About Love Beneath the Napalm


“Love Beneath the Napalm” is a collection of short stories about Viet Nam. The time frame of the stories spans the imperial and French colonial period, the United States engagement in Southeast Asia, and the aftermath of what the Vietnamese still refer to as “the American War,” including the Chinese invasion of 1979. The point of view characters include the mother of an imperial hanger-on during the latter years of the Nguyen dynasty; Tsarevitch Nikolai of Russia, later Czar Nicholas II; the French composer Camille Saint-Saens; North and South Vietnamese soldiers and civilians, both men and women; a Vietnamese Catholic priest; and an American veteran later turned lawyer. The settings include Hanoi; the city of Lang Son in North Viet Nam; Laos; the former imperial capital, Hue; the jungle along the Ho Chi Minh trail; Saigon; Con Son (Poulo Condor) Island, the scene of the infamous “tiger cages”; Los Angeles, California; San Francisco, California; and Schenectady, New York.

Author question:  What inspired you write these stories?

The binding theme of the collection is the enduring and traumatic impact of war on all those who participate in and are swept up by it, whether voluntarily or otherwise. As an English teacher in Saigon who also assisted in the administration of a social welfare project between 1972 and 1974, I soon came to realize that the war was a scarring experience whose effects were permanent. Even those fortunate enough to avoid combat were affected by the war in ways which I could not begin to understand. I have tried in these stories to adhere to Chekhov’s view that it is neither the business nor the prerogative of the writer to judge his characters or the situations in which they find themselves. Instead, I have simply tried to show those characters as they have struggled to survive and find peace against intractable odds. I hope that in some small way the book succeeds in that endeavor.

Author question: What type of readers would your collection appeal to?
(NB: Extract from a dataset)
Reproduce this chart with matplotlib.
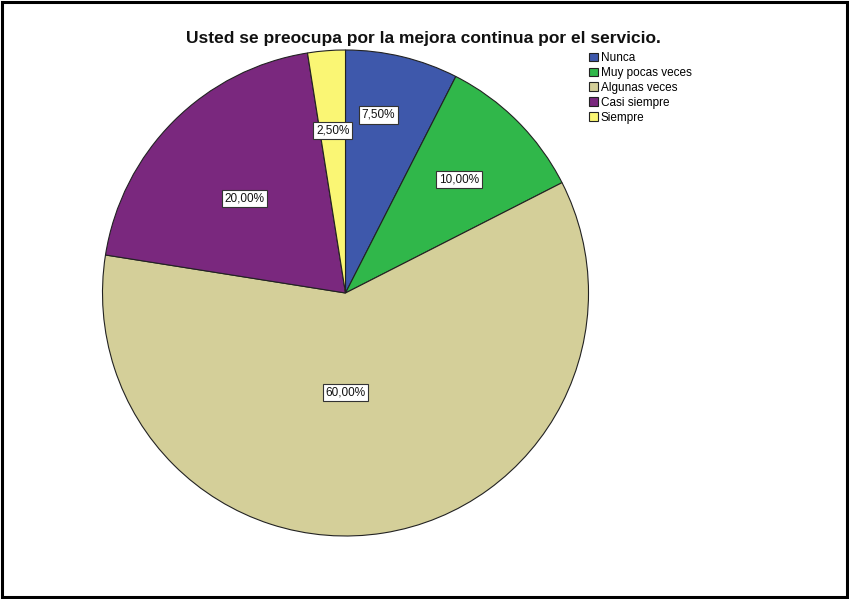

I believe that this collection might interest veterans of the Vietnam era, including Americans and Vietnamese, but also, perhaps, some of our allies in the war, such as the Koreans and Australians. I would hope that the book might also appeal to civilians of the “Vietnam generation,” inasmuch as the collection has on the whole neither a military nor a political bent. Because of the extension of the book back in time to the French occupation of Indochina, perhaps it might have some appeal to Europeans as well. Most of the works written by Americans about Viet Nam have as their typical subject matter the military or journalistic experience, with very few books (Robert Olen Butler’s are notable exceptions) concentrating on the ordinary experience of the average Vietnamese. Yet it is the average, ordinary Vietnamese who are the focus of my collection.

The book might also speak to those who are concerned about our seemingly interminable military engagements in the Middle East. Leaving aside obvious cultural distinctions, it seems to me that the current plight of the Iraqis and the Afghans, particularly the civilians, does not differ in any material respect from that of the Vietnamese during their many wars. It would be my ultimate hope that anyone who is concerned about war in general, and on what war does to the human psyche, might find the collection to be of some value.

The book might also appeal to young people of the post-Viet Nam generation(s), whether American or Vietnamese, who seek to understand the war more fully. These young people, whether descendants of veterans on either side of the war or just people who have an abiding interest in that period in American and Vietnamese history, might find the book useful and rewarding. Such, at least, is my hope.